1. The Manchester City Charges Loom

The actual football played on the pitch was constantly overshadowed by the courtroom this year. The ongoing independent hearing regarding Manchester City's financial charges became the undeniable dark cloud over the entire campaign. Every single Pep Guardiola press conference inevitably devolved into legal questions rather than tactical breakdowns.

It fundamentally altered how rival fans, executives, and pundits consumed the entire title race. Everything felt slightly provisional, waiting for a gavel to drop on potential points deductions. This has to be the number one moment of the year because the legal drama shaped the sport far more than any single goal or tactical shift.

Honorable Mentions

Before we close the book on the club calendar and shift focus to the World Cup, a few absurdities deserve a quick nod.
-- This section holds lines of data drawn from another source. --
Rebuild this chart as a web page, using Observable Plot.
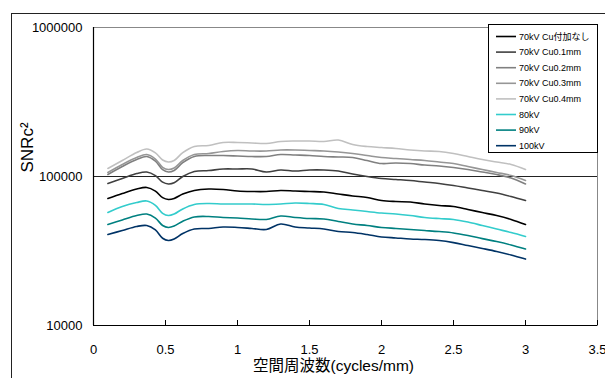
<!DOCTYPE html>
<html><head><meta charset="utf-8">
<script src="https://cdn.jsdelivr.net/npm/d3@7"></script>
<script src="https://cdn.jsdelivr.net/npm/@observablehq/plot@0.6"></script>
<style>
html,body{margin:0;padding:0;background:#fff;overflow:hidden;width:605px;height:378px}
#wrap{position:relative;width:605px;height:378px;font-family:"Liberation Sans",Arial,"Noto Sans CJK JP",sans-serif}
#frame{position:absolute;left:11px;top:13px;width:1000px;height:1000px;border-left:1.5px solid #222;border-top:1.5px solid #222;pointer-events:none}
#legend{position:absolute;left:488px;top:24px;width:110px;height:129px;border:1px solid #000;background:#fff;box-sizing:border-box}
#legend svg{position:absolute;left:0;top:0}
</style></head>
<body><div id="wrap"><div id="chart"></div><div id="frame"></div><div id="legend"></div></div>
<script>
const xs = [0.1,0.2,0.3,0.37,0.43,0.48,0.52,0.56,0.62,0.7,0.8,0.9,1.0,1.1,1.2,1.3,1.4,1.5,1.6,1.7,1.8,1.9,2.0,2.1,2.2,2.3,2.4,2.5,2.6,2.7,2.8,2.9,3.0];

const seriesNames = ["70kV Cu付加なし","70kV Cu0.1mm","70kV Cu0.2mm","70kV Cu0.3mm","70kV Cu0.4mm","80kV","90kV","100kV"];
const seriesColors = ["#000000","#404040","#808080","#969696","#c0c0c0","#33cccc","#008080","#003366"];

const cu0 = [71200,76900,82400,84400,79800,72100,70100,71200,76200,80600,82400,81800,79900,79300,79300,80600,79900,79300,78700,76300,74000,72300,69000,67900,67400,65400,63900,62900,60100,57300,54700,51500,47600];
const cu01 = [89800,97000,104700,107200,101400,91600,89100,90700,100000,108000,109700,112300,112300,112300,107200,110600,108900,110600,110600,108900,103900,100000,97000,95500,94000,91800,89800,87000,83700,80600,77500,73400,69000];
const cu02 = [103100,116700,130000,136200,126700,111100,107200,109700,123800,136200,138300,138300,137300,136200,136200,140500,139400,138300,136200,135200,134100,128000,122200,123200,122200,119400,117600,114900,111400,107200,103100,97700,89100];
const cu03 = [106400,120400,134100,140500,131000,115300,111400,114000,128000,140500,142700,147200,149400,148300,148300,150600,150600,149400,148300,146000,142700,138300,134100,132100,130000,128000,125100,122200,116700,111400,106400,101600,94000];
const cu04 = [113200,128000,144900,153000,144000,129000,125100,128000,144500,159000,161500,169100,169100,167800,166500,171800,173100,173100,171800,175800,164000,159000,156500,154100,150600,148300,147200,142700,136200,130000,125100,120400,111400];
const kv80 = [57300,62900,66900,68500,64000,56600,54700,56000,60600,64900,65900,65400,65400,65400,64900,65400,66400,65900,64900,61000,59600,58200,56900,56000,54700,53100,52200,51500,49500,46900,44400,42100,39600];
const kv90 = [47600,51100,54700,56000,52600,46900,45500,46500,50100,53500,53900,53100,52700,51900,51500,54300,53100,52200,51900,49900,48000,46900,45500,44800,44100,43400,42700,41800,40200,38300,36600,34700,32600];
const kv100 = [40800,43400,46200,46900,43800,38500,37200,38100,41400,44400,44800,45800,45500,44800,44100,48000,45800,45100,44400,42700,42100,40800,39300,38700,38100,37800,37200,36000,34400,32900,31400,29700,27900];

const seriesValues = [cu0,cu01,cu02,cu03,cu04,kv80,kv90,kv100];
const xTicks = [0,0.5,1,1.5,2,2.5,3,3.5];
const yTicks = [10000,100000,1000000];
const xLabel = "空間周波数(cycles/mm)";
const yLabel = "SNRc²";

const rows = [];
seriesValues.forEach((vals, i) => vals.forEach((v, j) => rows.push({x: xs[j], y: v, s: seriesNames[i]})));

const plot = Plot.plot({
  width: 605, height: 378,
  marginLeft: 93, marginRight: 8, marginTop: 27, marginBottom: 53,
  style: {fontFamily: "'Liberation Sans', Arial, 'Noto Sans CJK JP', sans-serif", fontSize: "13px", color: "#000", background: "transparent", overflow: "visible"},
  x: {domain: [0, 3.5]},
  y: {type: "log", domain: [10000, 1000000]},
  color: {domain: seriesNames, range: seriesColors},
  marks: [
    Plot.frame({stroke: "#888"}),
    Plot.ruleY([100000], {stroke: "#222", strokeWidth: 1}),
    Plot.line(rows, {x: "x", y: "y", z: "s", stroke: "s", strokeWidth: 1.6, curve: "catmull-rom"}),
    Plot.axisX({ticks: xTicks, tickFormat: d => String(d), tickSize: -5, tickPadding: 24.5, label: null, stroke: "#000"}),
    Plot.axisY({ticks: yTicks, tickFormat: d => String(d), tickSize: 0, tickPadding: 11, label: null}),
    Plot.ruleX([0], {stroke: "#000", strokeWidth: 1.2}),
    Plot.ruleY([10000], {stroke: "#000", strokeWidth: 1.2}),
    Plot.text([xLabel], {frameAnchor: "bottom", dy: 45, dx: -12, fontSize: 15.5, fill: "#000"}),
    Plot.text([yLabel], {frameAnchor: "left", rotate: -90, dx: -66, dy: -4, fontSize: 17, fill: "#000"})
  ]
});
document.getElementById("chart").appendChild(plot);

// legend
const lg = d3.select("#legend").append("svg").attr("width", 110).attr("height", 129)
  .style("font-family", "'Liberation Sans', Arial, 'Noto Sans CJK JP', sans-serif");
seriesNames.forEach((name, i) => {
  const cy = 11.5 + 15.6 * i;
  lg.append("line").attr("x1", 7).attr("x2", 27).attr("y1", cy).attr("y2", cy)
    .attr("stroke", seriesColors[i]).attr("stroke-width", 1.6);
  lg.append("text").attr("x", 30).attr("y", cy).attr("dy", "0.35em")
    .attr("font-size", 9).attr("fill", "#000").text(name);
});
</script></body></html>
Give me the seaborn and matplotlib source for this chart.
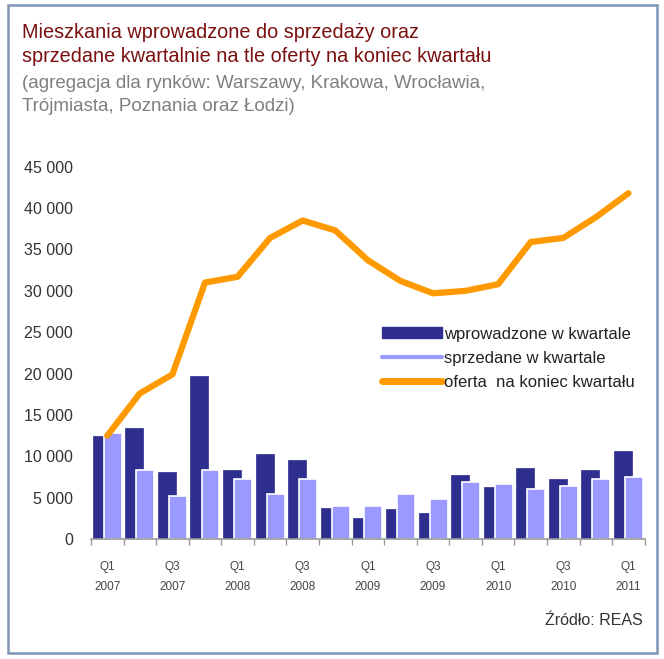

Chelsea spending another £100m in January for a backup winger who barely touched the pitch remains completely baffling.

Juventus grinding out six consecutive 1-0 wins in Serie A proved that defensive dark arts are still alive and well in Italy. Finally, the bizarre lower-tier trials of blue cards created pure chaos for referees and players alike. It was a mess from start to finish.

  • Chelsea's completely wasteful winter transfer window.
  • Juventus reviving the 1-0 victory streak to bore fans to death.
  • The disastrous blue card referee trials ruining lower league flow.